McCartney has been on the airline and aviation beat since 1995 and makes numerous radio, podcast, national television and online video appearances. His 2018 Wall Street Journal video on long-distance flying tips tallied 5.8 million views on YouTube. McCartney is also an on-air contributor to the PBS television series “The Travel Detective with Peter Greenberg.’’
He is the author of four books, including The Wall Street Journal Guide to Power Travel: How to Arrive with Your Dignity, Sanity, and Wallet Intact (HarperCollins, 2009). Other books are ENIAC: The Triumph and Tragedies of the World’s First Computer (Walker, 1999); Defying the Gods: Inside the New Frontiers of Organ Transplants (Macmillan 1994), and, with Tad Bartimus, Trinity’s Children: Living Along America’s Nuclear Highway (Harcourt Brace Jovanovich, 1991).

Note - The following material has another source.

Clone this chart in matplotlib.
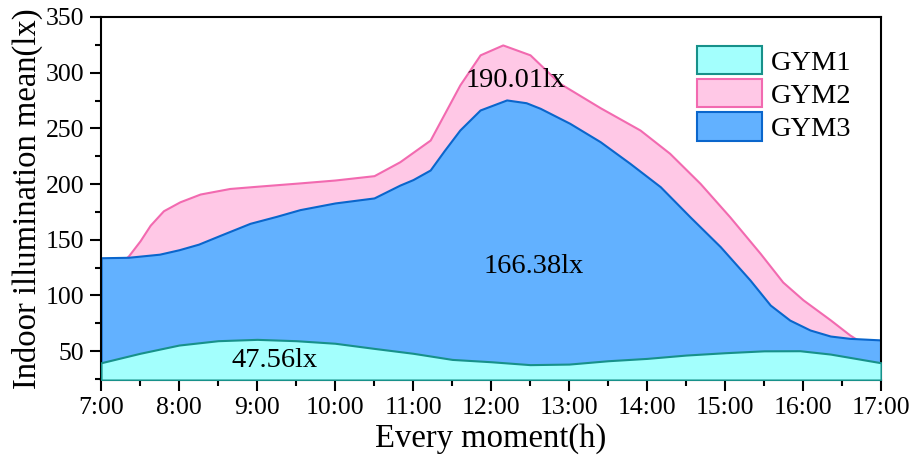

His coverage has gotten a CEO fired, pressured airlines into improvements in operations and frequent-flier benefits, and even prompted Southwest Airlines to improve its coffee. McCartney routinely takes readers into the inner workings of airline operations, ticket pricing and competitive battles. He was one of the first people, with a handful of senior pilots, to test Boeing’s proposed 737 MAX software fixes in a flight simulator, as well as the defect that led to two fatal crashes.
McCartney was awarded a 2019 SABEW Best in Business Award, where judges said The Middle Seat “stands out because it is creative, engaging and fun for readers. The writer clearly owns the airline transportation beat and his stories are so polished and well-done that you have to marvel at what you are reading.’’ In 2002, McCartney shared in the Pulitzer Prize awarded to the Journal for coverage of the Sept. 11 terrorist attacks. He has also received a Polk award, Online News Association COmmentary award, Deadline Club award, and an American Bar Association Silver Gavel.
A native of Boston and Duke graduate (he was editor of The Chronicle back when Terry Sanford was still jumping out of airplanes), McCartney spent 11 years with The Associated Press before joining the Journal in 1993. At the AP, he was Texas business editor, Texas news editor and Southwest regional writer.
McCartney is the current volunteer chair of Duke Student Publish Co., the non-profit publisher of the Chronicle. He is a past president of Temple Emanu-El in Dallas, the largest synagogue west of the Mississippi River, and is an instrument-rated, multi-engine private pilot.